## What to produce
Retype the opening lines of the listing below, ending with the line that contains "Chart.register(...registerables);", and leave out any pictures.

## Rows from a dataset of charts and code
=====

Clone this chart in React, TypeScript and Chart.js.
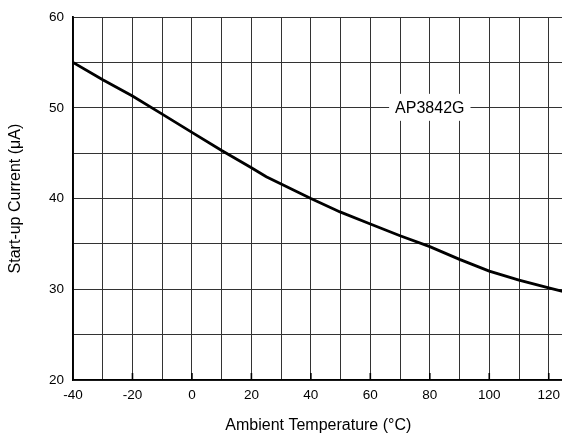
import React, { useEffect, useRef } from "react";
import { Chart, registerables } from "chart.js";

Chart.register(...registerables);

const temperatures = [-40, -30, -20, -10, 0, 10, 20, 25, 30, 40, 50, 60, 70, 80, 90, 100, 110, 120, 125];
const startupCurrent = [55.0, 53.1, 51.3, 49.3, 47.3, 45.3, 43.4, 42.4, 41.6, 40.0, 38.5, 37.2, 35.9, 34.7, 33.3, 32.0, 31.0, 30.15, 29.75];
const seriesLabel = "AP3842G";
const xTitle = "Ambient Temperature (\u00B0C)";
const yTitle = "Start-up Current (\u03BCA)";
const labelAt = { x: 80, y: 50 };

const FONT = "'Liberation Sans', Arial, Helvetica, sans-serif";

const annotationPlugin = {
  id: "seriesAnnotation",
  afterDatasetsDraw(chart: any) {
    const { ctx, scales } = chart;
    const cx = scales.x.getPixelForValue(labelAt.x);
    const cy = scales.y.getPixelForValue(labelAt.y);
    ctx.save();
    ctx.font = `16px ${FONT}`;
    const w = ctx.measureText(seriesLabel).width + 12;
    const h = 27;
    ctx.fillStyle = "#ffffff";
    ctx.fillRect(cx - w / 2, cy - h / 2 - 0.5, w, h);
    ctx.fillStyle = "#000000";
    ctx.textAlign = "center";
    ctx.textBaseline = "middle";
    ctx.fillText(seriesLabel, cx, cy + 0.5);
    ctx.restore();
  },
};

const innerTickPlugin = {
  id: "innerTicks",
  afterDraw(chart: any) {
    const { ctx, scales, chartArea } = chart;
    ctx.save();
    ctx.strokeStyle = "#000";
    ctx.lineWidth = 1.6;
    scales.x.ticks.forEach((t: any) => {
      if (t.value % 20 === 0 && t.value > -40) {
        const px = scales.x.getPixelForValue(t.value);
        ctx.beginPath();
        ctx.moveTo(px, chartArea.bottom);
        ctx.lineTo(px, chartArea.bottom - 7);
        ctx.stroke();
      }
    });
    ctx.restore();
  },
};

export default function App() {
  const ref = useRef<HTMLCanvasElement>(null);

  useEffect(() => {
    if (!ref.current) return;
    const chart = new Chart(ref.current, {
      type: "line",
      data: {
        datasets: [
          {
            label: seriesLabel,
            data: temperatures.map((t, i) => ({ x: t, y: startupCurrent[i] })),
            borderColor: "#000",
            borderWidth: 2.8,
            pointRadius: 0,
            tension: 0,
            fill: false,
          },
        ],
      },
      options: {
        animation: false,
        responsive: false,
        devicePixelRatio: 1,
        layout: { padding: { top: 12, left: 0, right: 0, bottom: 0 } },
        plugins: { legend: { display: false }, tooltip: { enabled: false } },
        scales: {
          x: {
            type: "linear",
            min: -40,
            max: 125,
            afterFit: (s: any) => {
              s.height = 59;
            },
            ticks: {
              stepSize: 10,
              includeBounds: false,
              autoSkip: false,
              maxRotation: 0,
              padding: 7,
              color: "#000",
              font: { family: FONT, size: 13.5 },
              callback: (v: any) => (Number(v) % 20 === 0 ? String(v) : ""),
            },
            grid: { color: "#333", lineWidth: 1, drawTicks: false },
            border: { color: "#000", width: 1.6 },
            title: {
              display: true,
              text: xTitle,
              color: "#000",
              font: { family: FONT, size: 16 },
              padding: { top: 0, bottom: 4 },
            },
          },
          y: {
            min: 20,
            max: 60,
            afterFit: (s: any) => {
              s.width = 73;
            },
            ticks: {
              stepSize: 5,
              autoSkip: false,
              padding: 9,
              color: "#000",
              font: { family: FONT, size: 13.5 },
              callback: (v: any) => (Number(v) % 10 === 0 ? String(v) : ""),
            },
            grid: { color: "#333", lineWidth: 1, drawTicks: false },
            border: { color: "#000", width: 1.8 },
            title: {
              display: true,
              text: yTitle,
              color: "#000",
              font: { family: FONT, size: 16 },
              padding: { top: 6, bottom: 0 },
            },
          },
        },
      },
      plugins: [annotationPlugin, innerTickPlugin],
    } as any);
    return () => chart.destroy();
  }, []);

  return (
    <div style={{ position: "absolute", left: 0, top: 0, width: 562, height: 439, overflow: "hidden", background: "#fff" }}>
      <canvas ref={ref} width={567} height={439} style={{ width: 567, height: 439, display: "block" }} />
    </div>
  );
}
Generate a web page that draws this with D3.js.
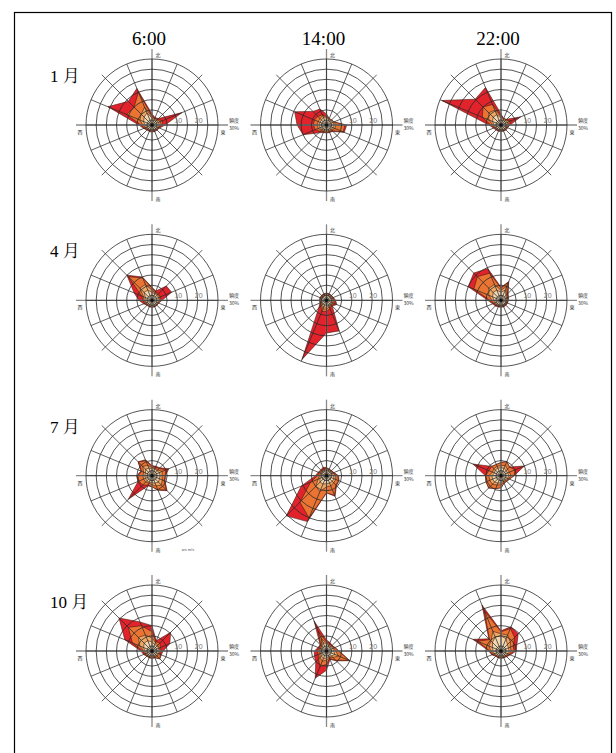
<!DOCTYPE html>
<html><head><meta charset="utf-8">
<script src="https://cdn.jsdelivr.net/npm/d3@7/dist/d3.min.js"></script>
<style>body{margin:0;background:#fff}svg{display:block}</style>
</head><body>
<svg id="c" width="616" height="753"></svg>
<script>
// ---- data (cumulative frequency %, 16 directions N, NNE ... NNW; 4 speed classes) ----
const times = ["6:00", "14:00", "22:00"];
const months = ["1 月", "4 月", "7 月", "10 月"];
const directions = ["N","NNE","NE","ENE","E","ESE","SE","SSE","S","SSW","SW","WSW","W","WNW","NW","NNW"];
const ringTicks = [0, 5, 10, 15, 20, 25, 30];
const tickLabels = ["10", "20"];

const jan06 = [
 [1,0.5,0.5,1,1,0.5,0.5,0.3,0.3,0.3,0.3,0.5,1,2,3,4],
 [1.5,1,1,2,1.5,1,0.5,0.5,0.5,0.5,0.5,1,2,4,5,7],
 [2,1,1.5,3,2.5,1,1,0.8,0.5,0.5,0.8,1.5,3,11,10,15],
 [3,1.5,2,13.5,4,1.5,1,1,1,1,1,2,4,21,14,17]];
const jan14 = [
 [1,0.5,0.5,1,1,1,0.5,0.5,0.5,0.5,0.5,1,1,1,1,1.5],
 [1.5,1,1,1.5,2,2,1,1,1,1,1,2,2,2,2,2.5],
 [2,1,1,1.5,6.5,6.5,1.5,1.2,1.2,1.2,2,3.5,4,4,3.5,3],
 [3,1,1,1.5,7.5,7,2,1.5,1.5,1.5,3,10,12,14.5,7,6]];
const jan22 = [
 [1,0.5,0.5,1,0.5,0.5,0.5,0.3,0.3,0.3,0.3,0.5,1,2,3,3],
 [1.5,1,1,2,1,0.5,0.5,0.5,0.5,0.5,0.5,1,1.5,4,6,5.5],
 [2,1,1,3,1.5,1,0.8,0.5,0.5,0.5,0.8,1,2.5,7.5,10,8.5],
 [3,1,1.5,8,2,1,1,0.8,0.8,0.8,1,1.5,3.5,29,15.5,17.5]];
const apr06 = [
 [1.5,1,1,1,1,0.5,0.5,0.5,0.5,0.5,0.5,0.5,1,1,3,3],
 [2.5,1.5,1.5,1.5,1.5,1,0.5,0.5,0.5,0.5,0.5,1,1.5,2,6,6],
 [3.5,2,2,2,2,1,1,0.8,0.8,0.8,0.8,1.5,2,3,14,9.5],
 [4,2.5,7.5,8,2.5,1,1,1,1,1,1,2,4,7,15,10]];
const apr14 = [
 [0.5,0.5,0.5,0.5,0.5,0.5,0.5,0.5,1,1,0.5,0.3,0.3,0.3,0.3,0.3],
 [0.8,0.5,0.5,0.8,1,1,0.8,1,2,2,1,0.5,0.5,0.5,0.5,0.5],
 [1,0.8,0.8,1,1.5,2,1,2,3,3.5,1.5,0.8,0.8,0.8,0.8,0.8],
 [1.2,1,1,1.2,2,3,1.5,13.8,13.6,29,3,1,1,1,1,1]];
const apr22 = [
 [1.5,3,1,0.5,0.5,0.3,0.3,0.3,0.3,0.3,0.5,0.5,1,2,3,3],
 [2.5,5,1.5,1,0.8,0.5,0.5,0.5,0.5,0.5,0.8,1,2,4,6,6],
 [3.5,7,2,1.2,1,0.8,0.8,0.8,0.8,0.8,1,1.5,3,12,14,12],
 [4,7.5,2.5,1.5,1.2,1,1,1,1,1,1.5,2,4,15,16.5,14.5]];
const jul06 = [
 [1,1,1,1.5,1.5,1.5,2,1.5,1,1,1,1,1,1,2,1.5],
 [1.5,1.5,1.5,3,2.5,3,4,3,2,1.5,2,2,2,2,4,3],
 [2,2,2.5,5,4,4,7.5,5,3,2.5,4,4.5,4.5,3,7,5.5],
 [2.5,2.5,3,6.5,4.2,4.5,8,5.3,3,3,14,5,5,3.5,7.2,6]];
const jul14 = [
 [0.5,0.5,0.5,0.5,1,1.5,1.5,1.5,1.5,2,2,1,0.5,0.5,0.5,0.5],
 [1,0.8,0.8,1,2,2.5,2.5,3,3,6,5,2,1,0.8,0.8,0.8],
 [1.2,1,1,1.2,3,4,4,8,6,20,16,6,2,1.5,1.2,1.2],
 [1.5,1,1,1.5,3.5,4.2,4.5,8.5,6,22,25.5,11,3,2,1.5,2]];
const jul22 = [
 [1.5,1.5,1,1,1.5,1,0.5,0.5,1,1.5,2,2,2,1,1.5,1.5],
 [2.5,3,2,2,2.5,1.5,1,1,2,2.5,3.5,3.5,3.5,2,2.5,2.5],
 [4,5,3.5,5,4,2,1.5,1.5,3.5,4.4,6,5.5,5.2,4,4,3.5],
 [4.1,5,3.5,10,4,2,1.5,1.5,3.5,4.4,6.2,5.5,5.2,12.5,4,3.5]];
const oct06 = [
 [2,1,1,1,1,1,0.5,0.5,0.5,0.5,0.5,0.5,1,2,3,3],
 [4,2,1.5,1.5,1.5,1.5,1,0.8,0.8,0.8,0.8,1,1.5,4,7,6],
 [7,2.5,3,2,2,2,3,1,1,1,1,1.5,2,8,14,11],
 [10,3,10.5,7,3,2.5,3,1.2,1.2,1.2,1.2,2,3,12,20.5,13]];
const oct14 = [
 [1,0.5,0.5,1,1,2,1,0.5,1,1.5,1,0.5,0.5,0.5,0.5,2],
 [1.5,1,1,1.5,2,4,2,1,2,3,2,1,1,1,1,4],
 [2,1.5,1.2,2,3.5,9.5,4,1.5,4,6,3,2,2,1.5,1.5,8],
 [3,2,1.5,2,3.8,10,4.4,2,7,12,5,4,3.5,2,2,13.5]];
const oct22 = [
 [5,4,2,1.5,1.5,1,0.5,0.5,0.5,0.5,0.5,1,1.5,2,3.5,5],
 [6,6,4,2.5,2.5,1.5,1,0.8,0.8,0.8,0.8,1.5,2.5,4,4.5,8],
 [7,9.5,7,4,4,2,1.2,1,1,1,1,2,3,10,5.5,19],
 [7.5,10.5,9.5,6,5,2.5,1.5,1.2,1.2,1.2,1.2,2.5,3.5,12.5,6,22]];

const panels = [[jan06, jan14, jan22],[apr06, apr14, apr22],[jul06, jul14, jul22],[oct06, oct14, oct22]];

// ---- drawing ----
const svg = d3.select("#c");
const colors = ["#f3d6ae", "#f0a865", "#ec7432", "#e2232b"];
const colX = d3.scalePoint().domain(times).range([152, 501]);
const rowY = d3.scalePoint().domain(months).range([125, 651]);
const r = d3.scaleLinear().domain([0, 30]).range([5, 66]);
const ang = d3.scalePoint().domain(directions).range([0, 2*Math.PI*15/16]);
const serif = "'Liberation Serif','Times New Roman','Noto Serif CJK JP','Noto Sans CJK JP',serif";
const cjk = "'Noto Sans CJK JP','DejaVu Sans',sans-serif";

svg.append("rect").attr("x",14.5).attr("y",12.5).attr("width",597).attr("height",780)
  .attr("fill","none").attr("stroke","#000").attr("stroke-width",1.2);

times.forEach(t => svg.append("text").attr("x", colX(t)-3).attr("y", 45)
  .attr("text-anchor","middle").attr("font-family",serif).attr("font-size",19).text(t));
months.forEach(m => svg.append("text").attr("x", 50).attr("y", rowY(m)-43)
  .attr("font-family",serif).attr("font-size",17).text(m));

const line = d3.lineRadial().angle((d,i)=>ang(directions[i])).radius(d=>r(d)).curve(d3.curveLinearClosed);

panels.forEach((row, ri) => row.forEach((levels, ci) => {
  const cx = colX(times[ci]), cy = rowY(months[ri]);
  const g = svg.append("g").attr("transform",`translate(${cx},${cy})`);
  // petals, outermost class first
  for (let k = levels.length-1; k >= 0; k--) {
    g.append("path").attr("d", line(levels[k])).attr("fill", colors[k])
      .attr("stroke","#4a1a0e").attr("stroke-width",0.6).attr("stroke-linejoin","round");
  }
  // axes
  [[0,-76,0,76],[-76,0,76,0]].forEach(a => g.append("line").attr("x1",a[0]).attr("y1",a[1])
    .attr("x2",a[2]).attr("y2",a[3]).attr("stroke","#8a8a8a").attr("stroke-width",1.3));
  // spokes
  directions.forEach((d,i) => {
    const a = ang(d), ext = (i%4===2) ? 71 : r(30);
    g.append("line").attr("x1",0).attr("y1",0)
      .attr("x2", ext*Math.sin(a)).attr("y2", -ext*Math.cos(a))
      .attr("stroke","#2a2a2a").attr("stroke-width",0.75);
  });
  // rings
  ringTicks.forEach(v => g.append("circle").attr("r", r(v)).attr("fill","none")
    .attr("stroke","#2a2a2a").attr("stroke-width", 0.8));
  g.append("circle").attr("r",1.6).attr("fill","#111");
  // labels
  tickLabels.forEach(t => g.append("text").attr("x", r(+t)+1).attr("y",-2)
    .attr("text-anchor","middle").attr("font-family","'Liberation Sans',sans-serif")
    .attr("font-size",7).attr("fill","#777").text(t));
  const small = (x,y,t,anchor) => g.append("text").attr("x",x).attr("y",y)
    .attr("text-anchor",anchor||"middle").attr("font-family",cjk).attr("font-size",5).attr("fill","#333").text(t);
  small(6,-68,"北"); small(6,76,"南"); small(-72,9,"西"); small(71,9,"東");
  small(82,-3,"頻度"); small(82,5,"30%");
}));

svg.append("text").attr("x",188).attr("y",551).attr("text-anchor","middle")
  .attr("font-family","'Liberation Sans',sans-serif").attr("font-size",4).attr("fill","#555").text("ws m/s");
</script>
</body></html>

=====

## Solution for this task
Clone this chart in React, TypeScript and Chart.js.
import React, { useEffect, useRef } from "react";
import { Chart, registerables } from "chart.js";

Chart.register(...registerables);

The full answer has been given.